On the one hand some people are decrying the current state of Orwellian affairs, and others assert that this is nothing more than civil libertarian belly aching, and that leakers such as Edward Snowden, the source for the Guardian’s disclosures, should be prosecuted as traitors. Even for the relatively informed news junkie, this is a complicated topic with respect to which only limited information has so far been made public. The purpose of this article is to provide a dispassionate summary for non-lawyers and outsiders to the U.S. government’s intelligence gathering operations.
First, a little history lesson will provide perspective. Until 1967, when the Supreme Court ruled that the Fourth Amendment, which protects the citizenry against warrantless and unreasonable searches and seizures, precludes the government from violating its citizens’ “reasonable expectations of privacy,” the U.S. government could wiretap the telephone of anyone of interest. In part as a response to the Supreme Court ruling, in 1968 Congress passed a law that permitted warrantless wiretaps in cases of national security or that involved the hostile acts of a foreign power. In 1972, in a case involving the use of warrantless wiretaps on a group planning to blow up the local CIA recruiting office, the Supreme Court held that the government could not employ warrantless wiretaps in investigations involving “domestic” threats to national security. In 1978 Congress passed The Foreign Intelligence Surveillance Act (FISA) created a warrant procedure for foreign intelligence investigations.

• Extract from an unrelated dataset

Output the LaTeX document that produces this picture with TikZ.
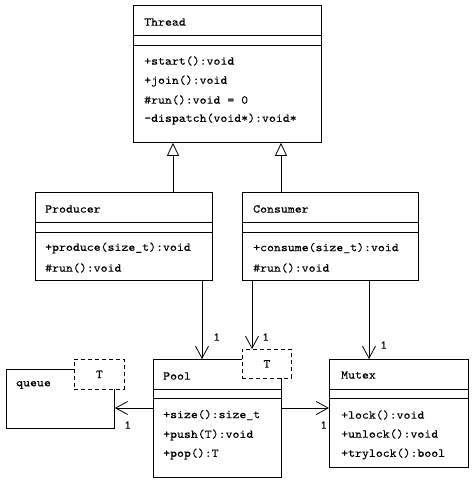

FISA created a court to review secret government requests for subpoena authority. In order to get a warrant the government has to show probable cause that a foreign power is seeking to harm U.S. interests. Unlike normal subpoenas, the party being served with subpoena cannot challenge the subpoena in court and is ordered to keep the subpoena secret under penalty of criminal sanctions.
After the 9/11 attacks Congress passed the Patriot Act. One of its provisions removed the probable cause requirement for a FISA subpoena, enabling the government to use the subpoena power simply for intelligence gathering purposes involving a foreign power or counter terrorism.
Also, after the 9/11 attacks the Bush administration invoked its “inherent powers” pursuant to its “war powers” to employ electronic surveillance without FISA or other court authorization, targeting international communications. The National Security Administration (NSA) conducts these data gathering activities. Although this program is secret, based on whistle blower evidence and the confidential sources for the New York Times, it appears that the NSA has been conducting vast data-mining operations. Because the data being mined generally has been understood to involve a foreign component, most observers have believed it to be outside the purview of the Fourth Amendment.
In light of the revelations about the extent of the data mining, and the lawsuits that civil libertarians brought against the telecommunication providers, in 2007 Congress passed legislation authorizing the targeting of communications of people outside the U.S. without the approval of the FISA court for intelligence gathering purposes only. In other words, the government did not have to show a link to terrorism. In addition, the law immunized the telecommunication providers from civil liability for complying with government data requests.
In addition to FISA warrants and NSA “foreign” surveillance, the FBI employs what are known as National Security Letters. These are letters issued by the FBI to an entity requesting documents or records that are not subject to any oversight or court authorization. These letters order the recipient to maintain the secrecy of the request for documents. Several courts have rules this “gag” order provision to be unconstitutional.
The latest controversy involves a FISA court order authorizing a subpoena on Verizon ordering it to provide all of its “meta-data,” that is the routing information, originating and terminating telephone numbers, and time and duration of calls, international and domestic. In other words, Verizon must essentially provide the government with an electronic copy of every one of its customers’ phone bills. There is no reason to suspect this is limited to Verizon or limited to any particular time.
In addition, the Guardian disclosed that the NSA is employing a software program known as PRISM. Although it is unclear exactly how this program works, it appears to be able to gather Internet search history, the content of emails, file transfers and live chats. In other words the government appears to be able to monitor the flow of nearly all information over the Internet for surveillance purposes. At this point in time it is unclear whether Internet content providers such as Google and Facebook are complicit in this surveillance program or whether the government is operating PRISM without cooperation of the content providers. The legal basis for this surveillance, and the extent it is examining strictly domestic communications, is unclear.
If these massive data-mining efforts are being limited to counter-terrorism, I think reasonable minds can differ as whether they constitute an intolerable violation of privacy in the name of security. However, what guarantees that these broad powers will not eventually be used for the purely political motive of maintaining power? Aren’t the same Senators who support these programs in the name of national security decrying the I.R.S.’s scrutiny of right wing political organizations’ application for tax-exempt status? If, we as a nation do not trust the I.R.S. not to abuse its powers, why should we trust the NSA?